I woke up at dawn to follow a top falconer training the fastest creatures on earth to compete for a $7 million prize, and found the Middle East's oldest pastime both grisly and thrilling
- Though falconry has existed in cultures throughout history, it has a central role in the United Arab Emirates and Middle Eastern culture, where nomads have long used falcons to hunt for food.
- In the UAE, falconers train their falcons, which can cost up to $60,000 a bird, to race at hundreds of miles an hour in the President's Cup, a national competition where the fastest falcons can win up to $7 million in prizes. For some, the pricey birds have become a status symbol akin to fancy European sports cars.
- I spent a day with the top trainers at the Abu Dhabi Falconers Club, one of the UAE's premier falconry organizations, to see what the pastime is like now. It is enthralling, fascinating, and grisly to watch.
Every winter morning, Hamad Al-Falasi and his team rise before dawn and drive dusty 4x4s into the harsh Arabian desert. Before the sun ever crests the tawny dunes, the men have sipped their coffee and carried a small army of muscular birds to perches in the sand.
There are dozens of different falcons — nut-brown and speckled white Peregrines, silver Gyrfalcons dappled with black, bluish-gray Sakers, and any number of hybrid species bred for temperament or speed.
The trainers, dressed in long white kanduras, carry the birds one at a time to Al-Falasi. He removes a leather hood from each and, one by one, the raptors accelerate faster than a Formula One race car and follow a diving flight path to a trainer standing a few hundred yards off, holding a bundle of feathers fixed to rope.
Al Falasi is the head trainer of the Abu Dhabi Falconers Club, a government-owned club started in 2013 to promote falconry in the United Arab Emirates. Though falconry has existed in numerous cultures throughout history, it has always been central to Middle Eastern culture.
The Bedouin Arabs, the nomads who historically lived in the region, have captured migrating falcons for thousands of years and trained them to hunt desert game for food, typically large birds called houbara bustards, rabbits, doves, and even gazelles. Falconry was a crucial tool for Bedouins to survive in the desolate desert.
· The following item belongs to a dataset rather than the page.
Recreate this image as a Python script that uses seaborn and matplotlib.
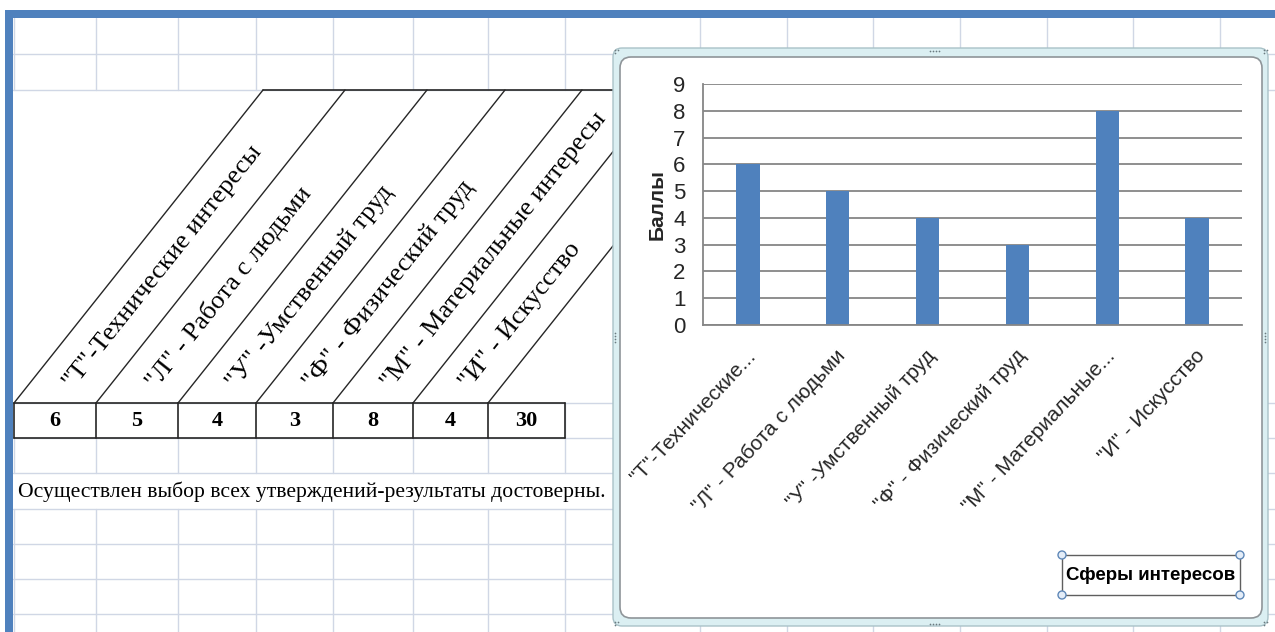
import math
import matplotlib
matplotlib.use("Agg")
import matplotlib.pyplot as plt
import matplotlib.transforms as mtransforms
import seaborn as sns
from matplotlib.patches import Rectangle, FancyBboxPatch, Circle

# ---- data -----------------------------------------------------------------
interests = ['"Т"-Технические интересы', '"Л" - Работа с людьми',
             '"У" -Умственный труд', '"Ф" - Физический труд',
             '"М" - Материальные интересы', '"И" - Искусство']
chart_labels = ['"Т"-Технические...', '"Л" - Работа с людьми',
                '"У" -Умственный труд', '"Ф" - Физический труд',
                '"М" - Материальные...', '"И" - Искусство']
scores = [6, 5, 4, 3, 8, 4]
y_ticks = [0, 1, 2, 3, 4, 5, 6, 7, 8, 9]
note = "Осуществлен выбор всех утверждений-результаты достоверны."
y_title = "Баллы"
x_title = "Сферы интересов"

# ---- styling ----------------------------------------------------------------
sns.set_style("white")
SERIF = ["Liberation Serif", "DejaVu Serif"]
SANS = ["Liberation Sans", "DejaVu Sans"]
plt.rcParams["font.family"] = SANS

BLUE = "#4f81bd"
GRID = "#d0d7e5"
INK = "#262626"
AXIS_GRAY = "#868686"

W, H = 1275, 632
fig = plt.figure(figsize=(W / 100, H / 100), dpi=100)

# sheet canvas in pixel units
bg = fig.add_axes([0, 0, 1, 1])
bg.set_xlim(0, W)
bg.set_ylim(H, 0)
bg.axis("off")

col_x = [14, 96, 178, 256, 333, 413, 488, 565, 700, 787, 873, 960, 1047, 1133, 1220]
row_y = [54, 90, 403, 438, 473, 509, 544, 579, 614]

# worksheet gridlines
for y in row_y:
    bg.plot([13, W], [y, y], color=GRID, lw=1, zorder=1)
for x in col_x:
    if x > 613:
        bg.plot([x, x], [18, H], color=GRID, lw=1, zorder=1)
    else:
        for y0, y1 in [(18, 90), (438, 473), (509, H)]:
            bg.plot([x, x], [y0, y1], color=GRID, lw=1, zorder=1)
        if x == 565:
            bg.plot([x, x], [403, 438], color=GRID, lw=1, zorder=1)

# window frame strips
bg.add_patch(Rectangle((5, 10), W - 5, 8, color=BLUE, lw=0, zorder=3))
bg.add_patch(Rectangle((5, 10), 8, H - 10, color=BLUE, lw=0, zorder=3))

# ---- table with slanted header -------------------------------------------
top, hdr_bottom, val_bottom = 90, 403, 438
dx_diag = 249
angle = math.degrees(math.atan2(hdr_bottom - top, dx_diag))
ux = math.cos(math.radians(angle))
uy = math.sin(math.radians(angle))

for xb in col_x[:7]:
    bg.plot([xb, xb + dx_diag], [hdr_bottom, top], color=INK, lw=1, zorder=2)
bg.plot([col_x[0] + dx_diag, 640], [top, top], color=INK, lw=1.2, zorder=2)
for y in (hdr_bottom, val_bottom):
    bg.plot([col_x[0], col_x[7]], [y, y], color=INK, lw=1.2, zorder=2)
for xb in col_x[:8]:
    bg.plot([xb, xb], [hdr_bottom, val_bottom], color=INK, lw=1.2, zorder=2)

for i, name in enumerate(interests):
    cx = (col_x[i] + col_x[i + 1]) / 2
    d = 22
    bg.text(cx + d * ux, hdr_bottom - d * uy, name, rotation=angle,
            rotation_mode="anchor", ha="left", va="center",
            family=SERIF, fontsize=19, color="black", zorder=2)

row_values = scores + [sum(scores)]
for i, v in enumerate(row_values):
    cx = (col_x[i] + col_x[i + 1]) / 2
    bg.text(cx, (hdr_bottom + val_bottom) / 2 + 1, str(v), ha="center",
            va="center", family=SERIF, fontsize=16, fontweight="bold",
            color="black", zorder=2)

bg.text(18, 492, note, ha="left", va="center", family=SERIF, fontsize=15.6,
        color="black", zorder=2)

# ---- embedded chart frame ------------------------------------------------
bg.add_patch(FancyBboxPatch((613, 48), 655, 578,
                            boxstyle="round,pad=0,rounding_size=9",
                            fc="#dbeff2", ec="#a9c2c8", lw=1, zorder=5))
bg.add_patch(FancyBboxPatch((620, 57), 642, 561,
                            boxstyle="round,pad=0,rounding_size=11",
                            fc="white", ec="#8f9599", lw=1.2, zorder=6))

dots = []
for cxh, cyh in [(615, 50), (1264, 50), (615, 622), (1264, 622)]:
    dots += [(cxh, cyh), (cxh + 3, cyh), (cxh, cyh + 3)]
for k in range(4):
    dots += [(930 + 3 * k, 51), (930 + 3 * k, 624)]
    dots += [(615, 333 + 3 * k), (1265, 333 + 3 * k)]
bg.scatter([p[0] for p in dots], [p[1] for p in dots], s=1.5,
           color="#6b7b80", lw=0, zorder=7)

# axis title box (selected)
bx0, by0, bx1, by1 = 1062, 555, 1240, 595
bg.add_patch(Rectangle((bx0, by0), bx1 - bx0, by1 - by0, fill=False,
                       ec="#5f5f5f", lw=1, zorder=7))
for px, py in [(bx0, by0), (bx1, by0), (bx0, by1), (bx1, by1)]:
    bg.add_patch(Circle((px, py), 4, fc="#e4edf8", ec="#5f88b8", lw=1, zorder=8))
bg.text((bx0 + bx1) / 2, (by0 + by1) / 2 + 1, x_title, ha="center",
        va="center", family=SANS, fontsize=13.5, fontweight="bold",
        color="black", zorder=8)

# ---- bar chart -------------------------------------------------------------
px0, px1, py0, py1 = 703, 1242, 84, 325
ax = fig.add_axes([px0 / W, 1 - py1 / H, (px1 - px0) / W, (py1 - py0) / H])
ax.set_zorder(10)
ax.patch.set_alpha(0)

sns.barplot(x=chart_labels, y=scores, ax=ax, color=BLUE, saturation=1,
            width=0.26, linewidth=0)

ax.set_ylim(0, 9)
ax.set_yticks(y_ticks)
ax.yaxis.grid(True, color=AXIS_GRAY, lw=1.3)
ax.set_axisbelow(True)
for side in ("top", "right"):
    ax.spines[side].set_visible(False)
for side in ("left", "bottom"):
    ax.spines[side].set_color(AXIS_GRAY)
    ax.spines[side].set_linewidth(1.3)

ax.tick_params(axis="y", direction="out", length=4.5, width=1.3,
               color=AXIS_GRAY, pad=8, labelsize=16)
ax.tick_params(axis="x", length=0, pad=20)

ax.set_xticks(range(len(chart_labels)))
ax.set_xticklabels(chart_labels, rotation=47, ha="right", va="center",
                   rotation_mode="anchor", fontsize=15)
shift = mtransforms.ScaledTranslation(5 / 100, 0, fig.dpi_scale_trans)
for lbl in ax.get_xticklabels():
    lbl.set_transform(lbl.get_transform() + shift)

ax.set_xlabel("")
ax.set_ylabel(y_title, fontsize=15, fontweight="bold")
ax.yaxis.set_label_coords(-0.068, 0.5)

fig.savefig("out.png", dpi=100)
Emiratis abandoned nomadic life over the last century in favor of modernity in Dubai and Abu Dhabi, and falconry fell out of practice for all but the wealthiest. But as the country and its people have grown wealthier in recent decades, falconry has returned as a popular hobby, though with one major change. Racing has taken the place of hunting in the UAE, after the Crown Prince of Dubai introduced the sport in the early 2000s and hunting was banned to protect endangered species.
Al-Falasi and his team train the club’s falcons for a shot at The President’s Cup, a competition overseen by the UAE’s rulers and featuring $7.35 million and 73 cars in prizes for the top falconers.
I spent a day with the trainers to see what goes into the fast-growing sport. Warning: It’s not for those with weak stomachs.
Hamad Al-Falasi has been training falcons for as long as he can remember. Falconry is a pastime that is typically passed down from father to son, Al-Falasi told me as we drove to a training site deep in the desert outside Abu Dhabi. Emiratis often teach their children how to care for the birds as a means of instilling discipline and knowledge of the desert.
"I started training falcons when I was 12 years old. I started because my father did it," Saeed Al-Hamli, the administrative manager of the ADFC, told me as he stroked a recently purchased white gyr-peregrine hybrid in his office.
Falconers will typically go out once at dawn and once in the evening during hunting and racing season to train their birds.